Models predict that the capital city of Sana’a will empty its water reservoir in as little as a decade, more than 40% of the population lives on less than USD2 per day, one in three Yemenis suffers from malnourishment, and the country’s population will double in just over twenty years.
Add to this social context the evidence that the fossil reservoirs in Sana’a are depleting at a rate of more than 5 meters per year as agriculturalists sink deeper and deeper wells, the nation’s production of the narcotic qat crop continues to expand, and a poor resource management system inhibits effective government action to control water use and quality. While a tribal management system was long effective in regulating water use, it largely disappeared with the creation of the Republic of Yemen and the deployment of diesel well pumps; what remains is an unregulated and unsustainable use pattern across the country—a race to use more water, faster, before it disappears.

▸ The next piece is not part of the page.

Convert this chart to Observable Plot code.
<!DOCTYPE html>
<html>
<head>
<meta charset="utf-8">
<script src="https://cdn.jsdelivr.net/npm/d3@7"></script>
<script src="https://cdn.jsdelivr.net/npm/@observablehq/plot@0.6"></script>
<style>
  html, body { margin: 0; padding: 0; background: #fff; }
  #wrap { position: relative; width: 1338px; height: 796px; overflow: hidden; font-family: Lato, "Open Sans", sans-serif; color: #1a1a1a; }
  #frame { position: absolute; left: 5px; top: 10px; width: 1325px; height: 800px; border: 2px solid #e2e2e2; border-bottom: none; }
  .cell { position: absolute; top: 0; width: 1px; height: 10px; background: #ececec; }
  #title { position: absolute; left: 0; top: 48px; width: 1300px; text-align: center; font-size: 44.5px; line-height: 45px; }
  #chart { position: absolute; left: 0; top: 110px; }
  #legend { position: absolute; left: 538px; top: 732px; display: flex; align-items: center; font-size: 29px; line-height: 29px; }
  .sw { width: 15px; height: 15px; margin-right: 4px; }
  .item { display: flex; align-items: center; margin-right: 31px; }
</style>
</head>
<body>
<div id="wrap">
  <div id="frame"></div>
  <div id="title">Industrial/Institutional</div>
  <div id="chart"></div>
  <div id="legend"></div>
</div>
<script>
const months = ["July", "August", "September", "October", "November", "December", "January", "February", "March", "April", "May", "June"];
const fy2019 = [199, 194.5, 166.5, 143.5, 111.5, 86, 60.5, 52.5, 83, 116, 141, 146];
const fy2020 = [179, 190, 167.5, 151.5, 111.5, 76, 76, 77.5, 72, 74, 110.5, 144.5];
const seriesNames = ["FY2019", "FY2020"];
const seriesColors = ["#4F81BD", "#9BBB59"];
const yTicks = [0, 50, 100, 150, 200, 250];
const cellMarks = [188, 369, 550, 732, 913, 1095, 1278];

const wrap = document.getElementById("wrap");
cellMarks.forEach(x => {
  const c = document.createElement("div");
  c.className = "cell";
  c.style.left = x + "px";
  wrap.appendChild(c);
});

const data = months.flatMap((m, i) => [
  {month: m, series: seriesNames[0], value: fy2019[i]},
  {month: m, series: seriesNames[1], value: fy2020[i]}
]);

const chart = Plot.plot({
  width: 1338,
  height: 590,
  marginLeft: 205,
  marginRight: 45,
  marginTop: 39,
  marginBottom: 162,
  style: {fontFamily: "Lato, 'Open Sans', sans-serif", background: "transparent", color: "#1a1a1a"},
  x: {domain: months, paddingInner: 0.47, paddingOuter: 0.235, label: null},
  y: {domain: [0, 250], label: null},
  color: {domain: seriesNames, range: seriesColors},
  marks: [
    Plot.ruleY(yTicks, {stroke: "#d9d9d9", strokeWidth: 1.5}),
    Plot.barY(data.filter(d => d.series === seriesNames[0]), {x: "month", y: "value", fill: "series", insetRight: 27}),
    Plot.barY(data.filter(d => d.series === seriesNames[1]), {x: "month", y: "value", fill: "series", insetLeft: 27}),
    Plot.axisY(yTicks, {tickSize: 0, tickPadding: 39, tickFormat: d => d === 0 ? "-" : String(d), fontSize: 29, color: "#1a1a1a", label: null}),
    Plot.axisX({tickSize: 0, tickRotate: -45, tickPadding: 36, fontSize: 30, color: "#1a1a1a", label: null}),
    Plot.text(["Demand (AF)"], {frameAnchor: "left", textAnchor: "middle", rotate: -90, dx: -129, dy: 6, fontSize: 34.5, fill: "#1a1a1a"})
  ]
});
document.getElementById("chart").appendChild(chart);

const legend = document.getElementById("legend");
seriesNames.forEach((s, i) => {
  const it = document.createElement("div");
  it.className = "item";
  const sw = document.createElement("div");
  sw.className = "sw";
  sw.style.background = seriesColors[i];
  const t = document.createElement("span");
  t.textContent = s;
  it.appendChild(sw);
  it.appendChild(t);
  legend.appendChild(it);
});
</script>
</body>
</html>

Water shortage has already produced casualties in 1999, 2006, and 2009 and is cited as a factor in dozens of tribal conflicts and disagreements. And as seen in FAS’ interviews and conversations with government officials, tribal agriculturalists, Sanaani, and academics while in Yemen, the people of Yemen are themselves very concerned about future water availability and consider a likely cause of large-scale conflict in Yemen in the near future.

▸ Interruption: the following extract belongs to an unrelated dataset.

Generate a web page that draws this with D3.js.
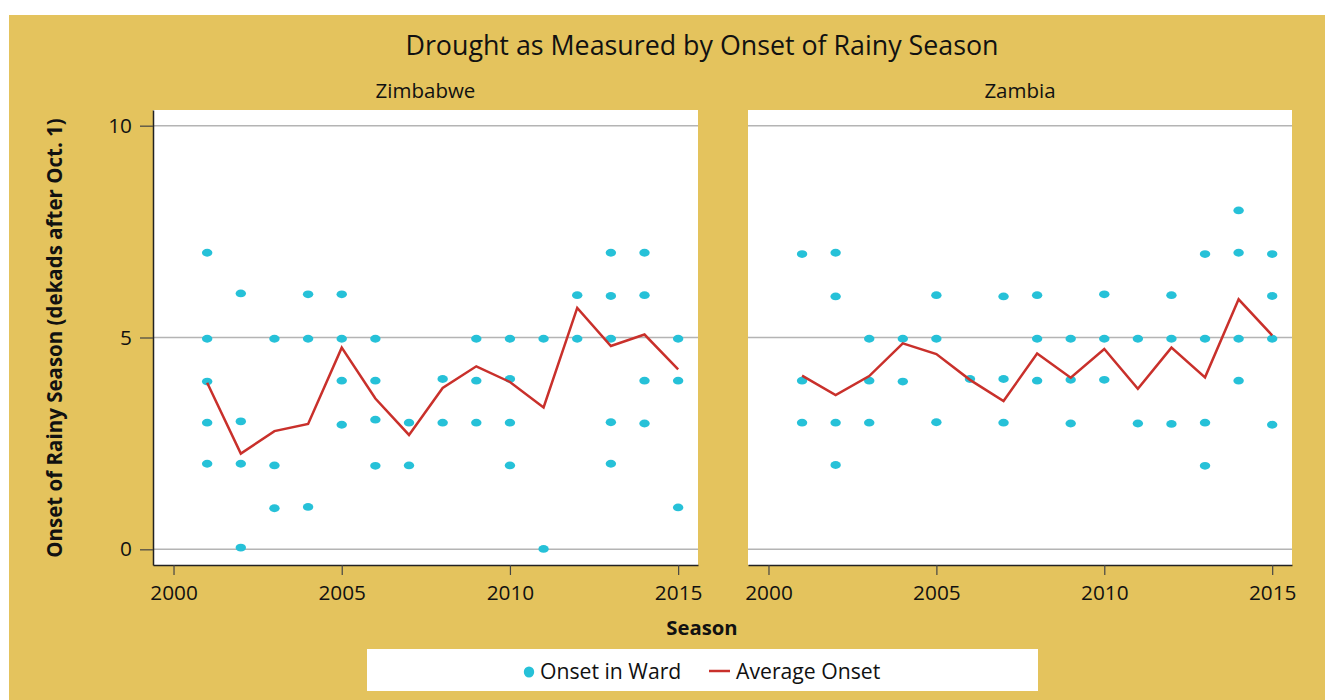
<!DOCTYPE html>
<html>
<head>
<meta charset="utf-8">
<script src="https://cdn.jsdelivr.net/npm/d3@7"></script>
<style>
  html, body { margin: 0; padding: 0; background: #ffffff; }
  svg { display: block; font-family: "Open Sans", "Noto Sans", sans-serif; }
</style>
</head>
<body>
<svg id="chart" width="1325" height="700"></svg>
<script>
// ---- data ----
const seasons = [2001, 2002, 2003, 2004, 2005, 2006, 2007, 2008, 2009, 2010, 2011, 2012, 2013, 2014, 2015];
const xTicks = [2000, 2005, 2010, 2015];
const yTicks = [0, 5, 10];

const zimbabweWards = [
  [7, 4.97, 3.96, 2.99, 2.02],
  [6.04, 3.02, 2.02, 0.04],
  [4.97, 1.98, 0.97],
  [6.02, 4.97, 1.0],
  [6.02, 4.97, 3.98, 2.94],
  [4.97, 3.98, 3.06, 1.97],
  [2.99, 1.98],
  [4.02, 2.99],
  [4.97, 3.98, 2.99],
  [4.97, 4.02, 2.99, 1.98],
  [4.97, 0.01],
  [6.0, 4.97],
  [7.0, 5.98, 4.97, 3.0, 2.02],
  [7.0, 6.0, 3.98, 2.97],
  [4.97, 3.98, 0.99]
];
const zimbabweAverage = [3.93, 2.26, 2.79, 2.96, 4.76, 3.56, 2.70, 3.81, 4.32, 3.95, 3.35, 5.70, 4.80, 5.07, 4.25];

const zambiaWards = [
  [6.97, 3.98, 2.99],
  [7.0, 5.97, 2.99, 1.99],
  [4.97, 3.98, 2.99],
  [4.97, 3.96],
  [6.0, 4.97, 3.0],
  [4.02],
  [5.97, 4.02, 2.99],
  [6.0, 4.97, 3.98],
  [4.97, 4.0, 2.97],
  [6.02, 4.97, 4.0],
  [4.97, 2.97],
  [6.0, 4.97, 2.96],
  [6.97, 4.97, 2.99, 1.97],
  [8.0, 7.0, 4.97, 3.98],
  [6.97, 5.98, 4.97, 2.94]
];
const zambiaAverage = [4.10, 3.64, 4.09, 4.86, 4.61, 4.00, 3.50, 4.62, 4.05, 4.73, 3.79, 4.76, 4.06, 5.90, 5.05];

const panelNames = ["Zimbabwe", "Zambia"];
const chartTitle = "Drought as Measured by Onset of Rainy Season";
const yTitle = "Onset of Rainy Season (dekads after Oct. 1)";
const xTitle = "Season";
const legendLabels = ["Onset in Ward", "Average Onset"];

// ---- style ----
const GOLD = "#E4C35D";
const DOT = "#26C1D8";
const LINE = "#C9302B";
const GRID = "#b4b4b4";
const TXT = "#111111";

const svg = d3.select("#chart");
svg.append("rect").attr("x", 9).attr("y", 15).attr("width", 1316).attr("height", 685).attr("fill", GOLD);

svg.append("text").attr("x", 702).attr("y", 55).attr("text-anchor", "middle")
  .attr("font-size", 26.8).attr("fill", TXT).text(chartTitle);

const plotTop = 110, plotBottom = 565;
const y = d3.scaleLinear().domain([-0.37, 10.37]).range([plotBottom, plotTop]);

const panels = [
  { name: panelNames[0], left: 153, right: 698, wards: zimbabweWards, avg: zimbabweAverage, yAxis: true },
  { name: panelNames[1], left: 748, right: 1292, wards: zambiaWards, avg: zambiaAverage, yAxis: false }
];

panels.forEach(p => {
  const x = d3.scaleLinear().domain([1999.39, 2015.59]).range([p.left, p.right]);
  const g = svg.append("g");
  g.append("rect").attr("x", p.left).attr("y", plotTop).attr("width", p.right - p.left).attr("height", plotBottom - plotTop).attr("fill", "#fff");

  // gridlines
  g.selectAll("line.grid").data(yTicks).join("line")
    .attr("x1", p.left).attr("x2", p.right)
    .attr("y1", d => y(d)).attr("y2", d => y(d))
    .attr("stroke", GRID).attr("stroke-width", 1.5);

  // title
  g.append("text").attr("x", (p.left + p.right) / 2).attr("y", 98).attr("text-anchor", "middle")
    .attr("font-size", 20.5).attr("fill", TXT).text(p.name);

  // x axis
  const xa = g.append("g").attr("transform", `translate(0,${plotBottom})`)
    .call(d3.axisBottom(x).tickValues(xTicks).tickFormat(d3.format("d")).tickSize(10).tickSizeOuter(0).tickPadding(5));
  xa.select(".domain").attr("stroke", "#222").attr("stroke-width", 1.5);
  xa.selectAll(".tick line").attr("stroke", "#444").attr("stroke-width", 1.2);
  xa.selectAll(".tick text").attr("font-size", 20.8).attr("fill", TXT).attr("dy", "0.95em")
    .attr("font-family", "\"Open Sans\", sans-serif");

  if (p.yAxis) {
    const ya = g.append("g").attr("transform", `translate(${p.left},0)`)
      .call(d3.axisLeft(y).tickValues(yTicks).tickSize(13).tickSizeOuter(0).tickPadding(8));
    ya.select(".domain").attr("stroke", "#222").attr("stroke-width", 1.5);
    ya.selectAll(".tick line").attr("stroke", "#444").attr("stroke-width", 1.2);
    ya.selectAll(".tick text").attr("font-size", 20.8).attr("fill", TXT)
      .attr("font-family", "\"Open Sans\", sans-serif");
  }

  // dots
  const pts = [];
  p.wards.forEach((vals, i) => vals.forEach(v => pts.push({ s: seasons[i], v })));
  g.selectAll("ellipse").data(pts).join("ellipse")
    .attr("cx", d => x(d.s)).attr("cy", d => y(d.v))
    .attr("rx", 5.2).attr("ry", 3.9).attr("fill", DOT);

  // average line
  const line = d3.line().x((d, i) => x(seasons[i])).y(d => y(d));
  g.append("path").datum(p.avg).attr("d", line)
    .attr("fill", "none").attr("stroke", LINE).attr("stroke-width", 2.5).attr("stroke-linejoin", "miter");
});

// axis titles
svg.append("text").attr("transform", "translate(62,338) rotate(-90)").attr("text-anchor", "middle")
  .attr("font-size", 20.5).attr("font-weight", "bold").attr("fill", TXT).text(yTitle);
svg.append("text").attr("x", 702).attr("y", 635).attr("text-anchor", "middle")
  .attr("font-size", 20.3).attr("font-weight", "bold").attr("fill", TXT).text(xTitle);

// legend
const lg = svg.append("g");
lg.append("rect").attr("x", 367).attr("y", 649).attr("width", 671).attr("height", 42).attr("fill", "#fff");
lg.append("ellipse").attr("cx", 529).attr("cy", 672).attr("rx", 5.2).attr("ry", 5.5).attr("fill", DOT);
lg.append("text").attr("x", 540).attr("y", 679).attr("font-size", 21.2).attr("fill", TXT).text(legendLabels[0]);
lg.append("line").attr("x1", 709).attr("x2", 730).attr("y1", 671).attr("y2", 671)
  .attr("stroke", LINE).attr("stroke-width", 2.5);
lg.append("text").attr("x", 736).attr("y", 679).attr("font-size", 21.2).attr("fill", TXT).text(legendLabels[1]);
</script>
</body>
</html>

Meanwhile, security analysts consider the southern secessionist movement to be the single-greatest threat to the state’s stability and longevity. Chief amongst their claims against the central government in Sana’a is the government’s failure to provide access to essential resources, especially a stable water and energy supply. And in the wake of the military campaign against the Houthis in Sa’ada, more than 200,000 internal refugees were created and the region suffered extensive infrastructure loss and damage, exacerbating existing resource shortages and inequalities. (The extent of the damage is still largely unknown due to the government’s tight control over travel in and the rural nature of the Sa’ada region.)
Any security strategy toward Yemen must involve a comprehensive plan to improve access to and the availability of water resources. Without addressing this and other critical resource needs, without addressing the broken distribution mechanisms, without addressing a very real future of extreme water scarcity, all the armaments and military interventions and anti-terrorism trainings will be wasted. Western security policies toward Yemen must pull back from a narrow focus on countering terrorism and address these underlying structural problems.
Science diplomacy that focuses on critical environmental issues can be a key security policy tool to mitigate environmental threats, address structural inequities and challenges, and to improve science and global engagement in Yemen. (For more on the potential for science diplomacy see FAS President Charles Ferguson’s piece The Ecology of International Security.)
Felix Arabia, Happy Arabia to the Romans, the one-time breadbasket of Arabia, is on a path to run out of water completely by mid-century. And with no water there can be no stability and security.